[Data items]
— START —

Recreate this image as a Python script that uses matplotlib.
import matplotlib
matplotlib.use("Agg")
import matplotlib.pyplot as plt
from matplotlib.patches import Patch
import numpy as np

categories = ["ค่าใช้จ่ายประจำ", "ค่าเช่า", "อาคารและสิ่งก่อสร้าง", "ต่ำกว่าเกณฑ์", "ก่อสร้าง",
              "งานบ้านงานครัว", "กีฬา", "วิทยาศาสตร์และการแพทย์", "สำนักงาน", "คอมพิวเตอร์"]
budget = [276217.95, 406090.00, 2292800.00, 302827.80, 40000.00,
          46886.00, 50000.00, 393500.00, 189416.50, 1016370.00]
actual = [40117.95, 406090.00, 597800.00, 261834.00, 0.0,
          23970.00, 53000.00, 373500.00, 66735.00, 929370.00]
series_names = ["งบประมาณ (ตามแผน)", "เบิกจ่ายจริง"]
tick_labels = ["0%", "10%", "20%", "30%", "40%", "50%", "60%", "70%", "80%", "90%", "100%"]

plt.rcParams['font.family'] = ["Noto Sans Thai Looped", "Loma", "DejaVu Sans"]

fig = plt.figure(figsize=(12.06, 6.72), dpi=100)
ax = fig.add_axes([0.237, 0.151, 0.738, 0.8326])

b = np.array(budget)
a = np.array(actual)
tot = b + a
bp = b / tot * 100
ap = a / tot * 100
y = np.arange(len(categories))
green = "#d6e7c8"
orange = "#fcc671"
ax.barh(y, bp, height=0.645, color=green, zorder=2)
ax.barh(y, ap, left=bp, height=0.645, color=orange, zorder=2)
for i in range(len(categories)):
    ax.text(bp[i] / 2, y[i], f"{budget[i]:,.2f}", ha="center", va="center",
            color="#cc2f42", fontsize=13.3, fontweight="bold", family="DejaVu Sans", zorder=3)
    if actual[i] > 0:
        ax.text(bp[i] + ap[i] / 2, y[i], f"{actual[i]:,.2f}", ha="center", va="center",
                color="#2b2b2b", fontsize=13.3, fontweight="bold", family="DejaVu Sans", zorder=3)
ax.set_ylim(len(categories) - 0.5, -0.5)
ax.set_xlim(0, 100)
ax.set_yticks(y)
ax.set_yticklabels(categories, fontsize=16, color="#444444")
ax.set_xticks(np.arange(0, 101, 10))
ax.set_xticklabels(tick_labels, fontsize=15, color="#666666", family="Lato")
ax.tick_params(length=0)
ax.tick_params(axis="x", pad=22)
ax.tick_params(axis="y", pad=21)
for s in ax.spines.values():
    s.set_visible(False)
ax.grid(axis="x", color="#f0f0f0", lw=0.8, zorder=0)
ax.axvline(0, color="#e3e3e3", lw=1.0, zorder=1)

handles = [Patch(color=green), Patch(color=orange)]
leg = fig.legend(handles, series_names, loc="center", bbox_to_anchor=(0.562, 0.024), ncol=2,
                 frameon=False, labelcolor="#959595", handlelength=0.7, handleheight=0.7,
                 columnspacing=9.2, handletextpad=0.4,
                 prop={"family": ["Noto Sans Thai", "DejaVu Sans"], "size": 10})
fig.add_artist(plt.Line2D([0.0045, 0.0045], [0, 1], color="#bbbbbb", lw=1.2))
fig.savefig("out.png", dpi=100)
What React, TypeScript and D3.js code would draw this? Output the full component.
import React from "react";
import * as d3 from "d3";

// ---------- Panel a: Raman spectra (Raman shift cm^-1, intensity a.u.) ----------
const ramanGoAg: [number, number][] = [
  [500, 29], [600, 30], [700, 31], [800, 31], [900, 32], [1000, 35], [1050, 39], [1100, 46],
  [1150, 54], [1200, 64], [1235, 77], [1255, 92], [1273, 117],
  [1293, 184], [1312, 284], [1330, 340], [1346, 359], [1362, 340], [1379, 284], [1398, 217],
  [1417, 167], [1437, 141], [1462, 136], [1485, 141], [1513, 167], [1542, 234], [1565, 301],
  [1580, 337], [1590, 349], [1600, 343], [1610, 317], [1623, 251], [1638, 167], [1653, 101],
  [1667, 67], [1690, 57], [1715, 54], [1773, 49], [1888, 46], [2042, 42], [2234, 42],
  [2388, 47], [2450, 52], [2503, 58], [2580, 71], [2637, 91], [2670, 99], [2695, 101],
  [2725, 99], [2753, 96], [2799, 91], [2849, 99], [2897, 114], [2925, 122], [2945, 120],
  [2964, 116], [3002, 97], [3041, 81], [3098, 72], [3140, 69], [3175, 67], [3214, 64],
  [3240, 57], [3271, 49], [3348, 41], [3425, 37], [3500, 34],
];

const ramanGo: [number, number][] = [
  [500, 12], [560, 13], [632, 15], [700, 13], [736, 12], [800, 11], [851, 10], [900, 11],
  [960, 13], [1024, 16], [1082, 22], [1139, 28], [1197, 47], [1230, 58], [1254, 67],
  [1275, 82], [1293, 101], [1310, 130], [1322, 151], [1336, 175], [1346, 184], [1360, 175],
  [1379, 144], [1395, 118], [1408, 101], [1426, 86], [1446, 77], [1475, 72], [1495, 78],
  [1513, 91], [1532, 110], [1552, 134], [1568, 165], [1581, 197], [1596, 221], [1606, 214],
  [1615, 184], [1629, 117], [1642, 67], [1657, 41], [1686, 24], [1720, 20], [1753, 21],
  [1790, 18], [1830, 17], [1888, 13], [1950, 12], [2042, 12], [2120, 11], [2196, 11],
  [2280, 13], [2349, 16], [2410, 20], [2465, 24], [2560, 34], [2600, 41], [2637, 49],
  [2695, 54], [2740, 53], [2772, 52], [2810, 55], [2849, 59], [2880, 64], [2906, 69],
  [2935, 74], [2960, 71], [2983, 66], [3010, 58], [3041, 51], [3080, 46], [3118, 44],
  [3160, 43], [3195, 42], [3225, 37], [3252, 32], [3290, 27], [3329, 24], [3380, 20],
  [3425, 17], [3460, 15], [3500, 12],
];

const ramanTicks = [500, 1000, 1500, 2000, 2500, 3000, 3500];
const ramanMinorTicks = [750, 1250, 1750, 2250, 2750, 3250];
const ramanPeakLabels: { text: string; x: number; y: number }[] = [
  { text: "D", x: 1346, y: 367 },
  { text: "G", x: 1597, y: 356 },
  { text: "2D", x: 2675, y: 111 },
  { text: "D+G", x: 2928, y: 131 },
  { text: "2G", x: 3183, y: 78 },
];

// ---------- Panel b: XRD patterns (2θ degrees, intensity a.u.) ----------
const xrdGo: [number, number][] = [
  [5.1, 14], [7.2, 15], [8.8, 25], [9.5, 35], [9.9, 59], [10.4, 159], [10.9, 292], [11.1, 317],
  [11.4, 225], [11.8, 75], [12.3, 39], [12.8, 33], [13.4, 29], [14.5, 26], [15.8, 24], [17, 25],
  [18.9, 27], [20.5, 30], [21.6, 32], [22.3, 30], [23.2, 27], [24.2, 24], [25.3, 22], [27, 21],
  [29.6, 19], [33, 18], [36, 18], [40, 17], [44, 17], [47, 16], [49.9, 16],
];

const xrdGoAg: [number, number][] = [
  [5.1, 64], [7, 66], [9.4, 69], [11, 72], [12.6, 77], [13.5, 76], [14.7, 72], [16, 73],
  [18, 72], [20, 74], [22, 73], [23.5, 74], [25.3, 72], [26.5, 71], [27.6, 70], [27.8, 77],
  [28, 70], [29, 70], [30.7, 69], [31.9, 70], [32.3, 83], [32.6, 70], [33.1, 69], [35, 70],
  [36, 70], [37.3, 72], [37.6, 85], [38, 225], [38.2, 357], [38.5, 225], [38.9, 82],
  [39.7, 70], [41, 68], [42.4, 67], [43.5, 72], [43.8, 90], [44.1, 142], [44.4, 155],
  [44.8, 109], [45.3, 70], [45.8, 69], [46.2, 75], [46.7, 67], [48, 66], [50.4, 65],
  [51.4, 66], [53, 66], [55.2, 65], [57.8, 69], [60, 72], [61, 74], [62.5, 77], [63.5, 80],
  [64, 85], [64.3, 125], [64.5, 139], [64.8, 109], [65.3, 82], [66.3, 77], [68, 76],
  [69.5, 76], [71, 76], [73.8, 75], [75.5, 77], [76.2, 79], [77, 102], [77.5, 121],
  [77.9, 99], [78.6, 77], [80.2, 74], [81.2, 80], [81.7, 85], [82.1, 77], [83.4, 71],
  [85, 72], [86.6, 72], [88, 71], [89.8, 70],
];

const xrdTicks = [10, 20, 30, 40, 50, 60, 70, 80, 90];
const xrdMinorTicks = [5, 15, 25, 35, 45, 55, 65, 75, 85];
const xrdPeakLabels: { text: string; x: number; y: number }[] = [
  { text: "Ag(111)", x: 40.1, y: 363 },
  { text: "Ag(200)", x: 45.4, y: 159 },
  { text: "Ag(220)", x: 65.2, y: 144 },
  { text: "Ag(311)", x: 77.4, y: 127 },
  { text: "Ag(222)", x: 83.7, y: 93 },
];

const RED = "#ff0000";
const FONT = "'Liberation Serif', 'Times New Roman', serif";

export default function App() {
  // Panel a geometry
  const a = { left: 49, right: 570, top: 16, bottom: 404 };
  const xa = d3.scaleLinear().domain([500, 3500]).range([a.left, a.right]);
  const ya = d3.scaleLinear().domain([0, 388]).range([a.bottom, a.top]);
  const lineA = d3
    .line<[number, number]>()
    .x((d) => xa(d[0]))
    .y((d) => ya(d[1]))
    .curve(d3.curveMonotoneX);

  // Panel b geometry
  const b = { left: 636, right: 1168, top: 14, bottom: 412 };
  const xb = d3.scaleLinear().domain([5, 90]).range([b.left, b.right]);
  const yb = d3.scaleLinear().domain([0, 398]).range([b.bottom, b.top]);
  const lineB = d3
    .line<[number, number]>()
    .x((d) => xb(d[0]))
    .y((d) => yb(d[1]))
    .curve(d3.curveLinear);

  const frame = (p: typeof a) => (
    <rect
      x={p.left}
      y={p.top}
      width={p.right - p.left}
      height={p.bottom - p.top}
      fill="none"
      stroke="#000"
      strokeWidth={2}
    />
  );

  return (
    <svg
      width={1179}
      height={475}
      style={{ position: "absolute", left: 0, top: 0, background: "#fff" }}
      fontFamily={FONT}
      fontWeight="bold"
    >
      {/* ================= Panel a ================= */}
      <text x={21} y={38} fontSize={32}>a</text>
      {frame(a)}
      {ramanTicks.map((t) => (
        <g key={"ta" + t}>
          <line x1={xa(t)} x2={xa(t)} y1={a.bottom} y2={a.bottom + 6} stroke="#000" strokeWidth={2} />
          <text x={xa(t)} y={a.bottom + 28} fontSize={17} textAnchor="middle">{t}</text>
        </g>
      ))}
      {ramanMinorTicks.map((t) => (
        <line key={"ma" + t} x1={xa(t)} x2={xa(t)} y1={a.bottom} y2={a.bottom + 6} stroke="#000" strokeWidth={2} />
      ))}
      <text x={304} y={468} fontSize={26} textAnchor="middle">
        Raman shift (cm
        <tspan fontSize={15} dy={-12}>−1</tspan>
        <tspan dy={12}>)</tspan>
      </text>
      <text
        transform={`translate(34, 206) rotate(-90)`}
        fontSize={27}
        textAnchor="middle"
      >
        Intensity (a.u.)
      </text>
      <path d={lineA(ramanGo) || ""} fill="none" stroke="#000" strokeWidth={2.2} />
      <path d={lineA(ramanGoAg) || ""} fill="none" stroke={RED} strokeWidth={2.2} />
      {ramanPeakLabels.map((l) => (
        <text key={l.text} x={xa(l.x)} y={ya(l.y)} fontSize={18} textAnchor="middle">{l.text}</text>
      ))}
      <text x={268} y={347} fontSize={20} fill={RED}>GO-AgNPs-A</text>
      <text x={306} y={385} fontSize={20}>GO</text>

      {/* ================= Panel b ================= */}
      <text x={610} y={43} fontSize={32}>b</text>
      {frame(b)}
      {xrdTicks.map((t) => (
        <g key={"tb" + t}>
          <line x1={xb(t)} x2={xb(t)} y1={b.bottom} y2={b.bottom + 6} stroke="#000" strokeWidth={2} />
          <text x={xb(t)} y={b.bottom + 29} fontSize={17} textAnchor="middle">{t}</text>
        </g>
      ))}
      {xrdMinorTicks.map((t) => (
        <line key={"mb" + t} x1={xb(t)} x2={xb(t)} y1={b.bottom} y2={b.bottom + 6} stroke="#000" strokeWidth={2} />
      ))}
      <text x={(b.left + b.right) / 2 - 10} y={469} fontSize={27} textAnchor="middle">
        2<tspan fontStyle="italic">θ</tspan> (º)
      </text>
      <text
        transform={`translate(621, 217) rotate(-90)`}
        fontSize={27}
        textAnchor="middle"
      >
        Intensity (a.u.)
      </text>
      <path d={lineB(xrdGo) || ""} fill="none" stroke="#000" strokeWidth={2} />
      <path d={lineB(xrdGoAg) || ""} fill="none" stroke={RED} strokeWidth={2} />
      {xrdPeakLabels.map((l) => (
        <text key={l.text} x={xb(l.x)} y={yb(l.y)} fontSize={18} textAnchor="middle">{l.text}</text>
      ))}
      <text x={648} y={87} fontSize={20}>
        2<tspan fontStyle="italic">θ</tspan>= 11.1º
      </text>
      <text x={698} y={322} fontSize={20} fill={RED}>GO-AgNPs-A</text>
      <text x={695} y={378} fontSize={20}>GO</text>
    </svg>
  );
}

— END —
— START —

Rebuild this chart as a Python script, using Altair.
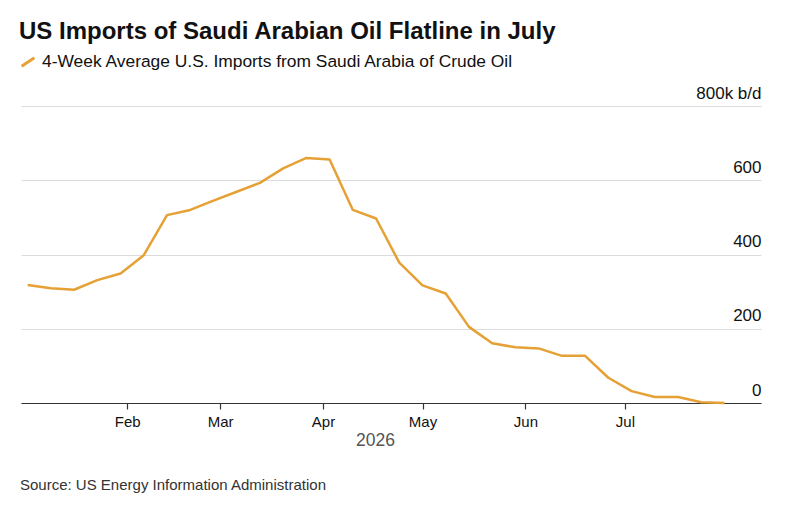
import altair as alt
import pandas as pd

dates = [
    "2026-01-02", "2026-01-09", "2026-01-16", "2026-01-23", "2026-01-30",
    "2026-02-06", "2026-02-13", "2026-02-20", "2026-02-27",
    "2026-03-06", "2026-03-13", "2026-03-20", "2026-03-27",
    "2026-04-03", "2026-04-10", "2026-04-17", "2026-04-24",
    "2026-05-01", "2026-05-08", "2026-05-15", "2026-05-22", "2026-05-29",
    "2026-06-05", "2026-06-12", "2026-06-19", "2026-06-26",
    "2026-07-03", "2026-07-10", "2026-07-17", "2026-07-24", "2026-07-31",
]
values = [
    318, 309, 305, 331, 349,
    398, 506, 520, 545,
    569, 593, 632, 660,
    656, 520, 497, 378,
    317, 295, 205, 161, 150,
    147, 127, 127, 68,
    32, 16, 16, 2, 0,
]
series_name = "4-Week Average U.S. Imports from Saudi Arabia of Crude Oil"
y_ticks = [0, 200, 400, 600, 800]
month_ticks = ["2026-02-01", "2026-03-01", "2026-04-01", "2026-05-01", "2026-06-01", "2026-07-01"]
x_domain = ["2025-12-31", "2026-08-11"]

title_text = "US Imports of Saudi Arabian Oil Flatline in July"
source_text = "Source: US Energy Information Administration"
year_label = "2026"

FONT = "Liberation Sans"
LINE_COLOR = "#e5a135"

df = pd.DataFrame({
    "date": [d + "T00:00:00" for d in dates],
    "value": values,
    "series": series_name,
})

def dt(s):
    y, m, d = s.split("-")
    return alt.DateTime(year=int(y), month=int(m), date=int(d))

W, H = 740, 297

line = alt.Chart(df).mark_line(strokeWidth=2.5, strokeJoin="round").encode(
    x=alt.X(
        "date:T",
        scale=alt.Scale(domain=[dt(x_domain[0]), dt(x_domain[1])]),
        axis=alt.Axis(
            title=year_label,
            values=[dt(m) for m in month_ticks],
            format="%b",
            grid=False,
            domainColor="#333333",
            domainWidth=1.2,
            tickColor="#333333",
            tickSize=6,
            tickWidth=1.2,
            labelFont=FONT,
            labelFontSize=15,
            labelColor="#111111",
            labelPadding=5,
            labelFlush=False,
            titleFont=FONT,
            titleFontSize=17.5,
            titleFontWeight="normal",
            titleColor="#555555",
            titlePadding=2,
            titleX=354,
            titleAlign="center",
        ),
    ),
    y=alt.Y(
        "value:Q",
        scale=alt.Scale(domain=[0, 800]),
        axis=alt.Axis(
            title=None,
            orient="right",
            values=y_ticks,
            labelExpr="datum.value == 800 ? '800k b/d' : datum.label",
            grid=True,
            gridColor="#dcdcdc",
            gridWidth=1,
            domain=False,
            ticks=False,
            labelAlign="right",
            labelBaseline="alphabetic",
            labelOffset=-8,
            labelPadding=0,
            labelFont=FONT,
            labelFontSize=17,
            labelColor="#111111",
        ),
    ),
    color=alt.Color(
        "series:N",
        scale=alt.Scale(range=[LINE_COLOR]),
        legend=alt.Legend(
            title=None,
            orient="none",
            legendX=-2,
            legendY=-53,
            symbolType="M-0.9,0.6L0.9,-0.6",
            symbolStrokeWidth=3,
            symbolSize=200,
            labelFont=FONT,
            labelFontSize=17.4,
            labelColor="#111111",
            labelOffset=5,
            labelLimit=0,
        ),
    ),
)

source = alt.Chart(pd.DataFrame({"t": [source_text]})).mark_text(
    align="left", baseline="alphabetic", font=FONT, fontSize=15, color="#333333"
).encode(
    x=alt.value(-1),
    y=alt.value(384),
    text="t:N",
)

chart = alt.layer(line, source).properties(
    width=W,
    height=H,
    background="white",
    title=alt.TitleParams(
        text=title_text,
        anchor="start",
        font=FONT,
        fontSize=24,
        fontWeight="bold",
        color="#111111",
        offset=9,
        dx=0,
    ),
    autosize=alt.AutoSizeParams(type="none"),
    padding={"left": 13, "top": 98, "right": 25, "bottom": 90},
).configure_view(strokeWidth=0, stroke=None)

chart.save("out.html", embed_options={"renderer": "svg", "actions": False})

— END —

| What to produce |
Gather from the entries above all lines that include the string "React".

| Response to this task |
What React, TypeScript and D3.js code would draw this? Output the full component.
import React from "react";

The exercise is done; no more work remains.